Basel führt den "befristeten Platzverweis" ein

Aiolfi S., NZZ, 16.10.08

Bürgerliche setzen sich im Grossen Rat gegen die Linke durch
"Gewaltbereite Personen" können in Basel künftig von öffentlichen Orten durch die Polizei weggewiesen werden. In der Parlamentsdebatte setzten sich die Bürgerlichen gegen die Linke durch.

Das Basler Polizeigesetz erhält einen Wegweisungsartikel, wie ihn in ähnlicher Form bereits die Kantone Bern, Zürich, St. Gallen, Aargau und bald auch Luzern kennen. Das Parlament hat mit deutlichem Mehr einem neuen Paragrafen im Polizeigesetz zugestimmt, der es den Ordnungshütern erlaubt, "gewaltbereite Personen" von einem genau bestimmten, öffentlichen Ort fernzuhalten.

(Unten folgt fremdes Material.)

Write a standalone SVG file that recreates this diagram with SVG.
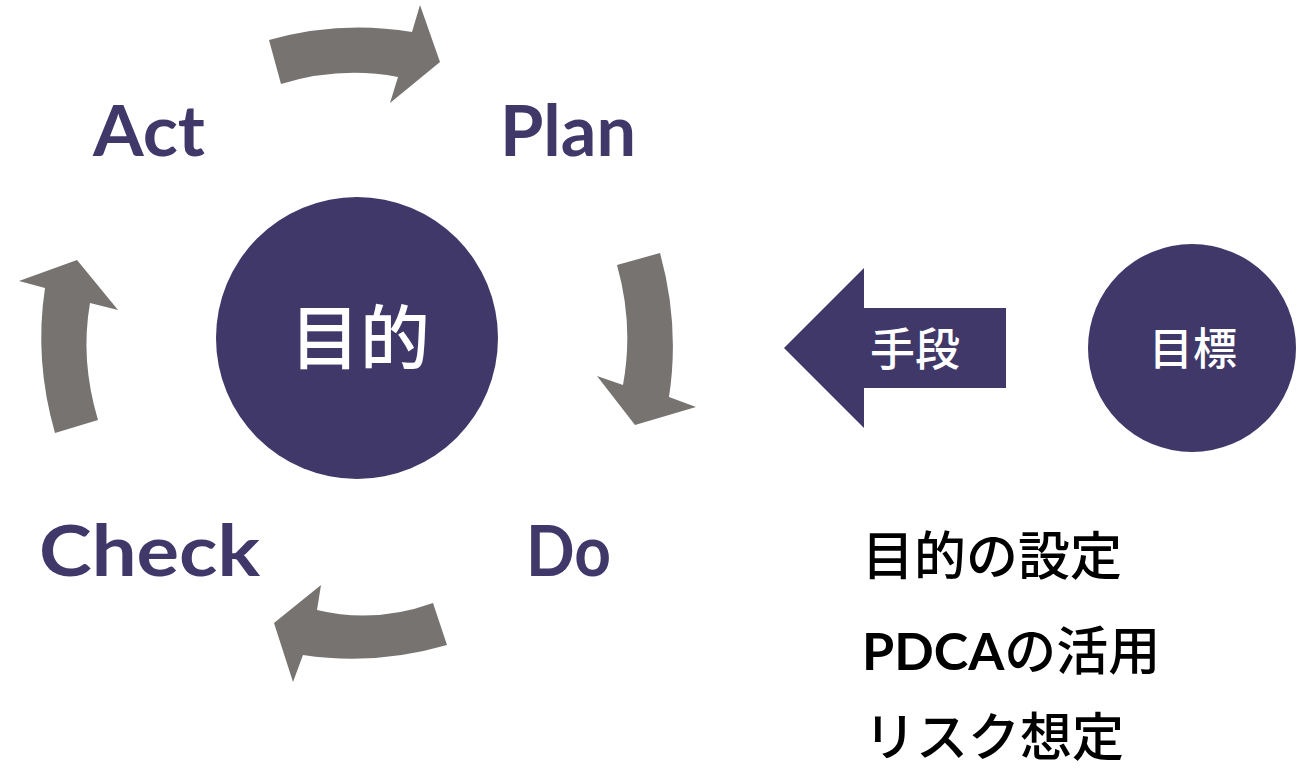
<svg xmlns="http://www.w3.org/2000/svg" width="1312" height="771" viewBox="0 0 1312 771">
  <style>
    .cyc { fill: #767371; }
    .purple { fill: #3f3869; }
    .lbl { font-family: Lato, "Open Sans", sans-serif; font-weight: 700; font-size: 70px; fill: #3f3869; }
    .wjp { font-family: "Noto Sans CJK JP", sans-serif; font-weight: 500; fill: #ffffff; text-anchor: middle; }
    .bjp { font-family: "Noto Sans CJK JP", sans-serif; font-weight: 500; font-size: 52px; fill: #000000; }
    .lat { font-family: Lato, "Noto Sans CJK JP", sans-serif; font-weight: 700; }
  </style>
  <rect width="1312" height="771" fill="#ffffff"/>

  <g id="connectors">
    <path class="cyc" d="M269,40 Q340,20 412,32 L420,5 L440,62 L390,103 L398,77 Q340,66 281,84 Z"/>
    <path class="cyc" d="M617,265 L660,253 Q680,325 669,397 L696,407 L635,425 L597,376 L623,385 Q634,325 617,265 Z"/>
    <path class="cyc" d="M433,603 L447,645 Q375,666 303,655 L293,682 L274,623 L321,585 L317,610 Q375,624 433,603 Z"/>
    <path class="cyc" d="M55,433 L98,420 Q80,360 90,303 L118,310 L77,260 L19,281 L45,288 Q34,360 55,433 Z"/>
  </g>

  <g id="node-act"><text class="lbl" x="93" y="156" textLength="112" lengthAdjust="spacingAndGlyphs">Act</text></g>
  <g id="node-plan"><text class="lbl" x="500" y="156" textLength="136" lengthAdjust="spacingAndGlyphs">Plan</text></g>
  <g id="node-check"><text class="lbl" x="39" y="576" textLength="221" lengthAdjust="spacingAndGlyphs">Check</text></g>
  <g id="node-do"><text class="lbl" x="526" y="576" textLength="85" lengthAdjust="spacingAndGlyphs">Do</text></g>

  <g id="node-purpose">
    <circle class="purple" cx="357" cy="338" r="141"/>
    <text class="wjp" x="360" y="364" font-size="70">目的</text>
  </g>

  <g id="node-means">
    <polygon class="purple" points="784,348 864,268 864,308 1006,308 1006,388 864,388 864,428"/>
    <text class="wjp" x="915" y="366" font-size="45">手段</text>
  </g>

  <g id="node-goal">
    <circle class="purple" cx="1192" cy="348" r="104"/>
    <text class="wjp" x="1193" y="365" font-size="44">目標</text>
  </g>

  <g id="node-list">
    <text class="bjp" x="862" y="575">目的の設定</text>
    <text class="bjp" x="862" y="670"><tspan class="lat">PDCA</tspan>の活用</text>
    <text class="bjp" x="864" y="756">リスク想定</text>
  </g>
</svg>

Nötig geworden war die Regelung, nachdem an der Herbstmesse 2007 von einem Jugendanwalt gegen 13 aggressive Jugendliche ein Rayonverbot für den Bereich der Kaserne ausgesprochen worden war. Die Massnahme hatte zwar die gewünschte deeskalierende Wirkung gezeigt, war aber ohne Rechtsgrundlage verfügt worden. Dieses Manko ist nun behoben worden.

Links und Rechts mit vertauschten Rollen
In der Parlamentsdebatte konnten sich die für mehr Polizeikompetenzen kämpfenden Bürgerlichen gegen die Linke, die für einmal anti-etatistisch argumentierte, durchsetzen. Während Erstere den gewaltpräventiven Charakter des neuen Gesetzes unterstrichen und betonten, die Wegweisung sei eine mildere Massnahme als das bestehende Mittel des Polizeigewahrsams, vertraten Letztere die Meinung, mit polizeilichen Verfügungen liessen sich Sozialprobleme nicht lösen.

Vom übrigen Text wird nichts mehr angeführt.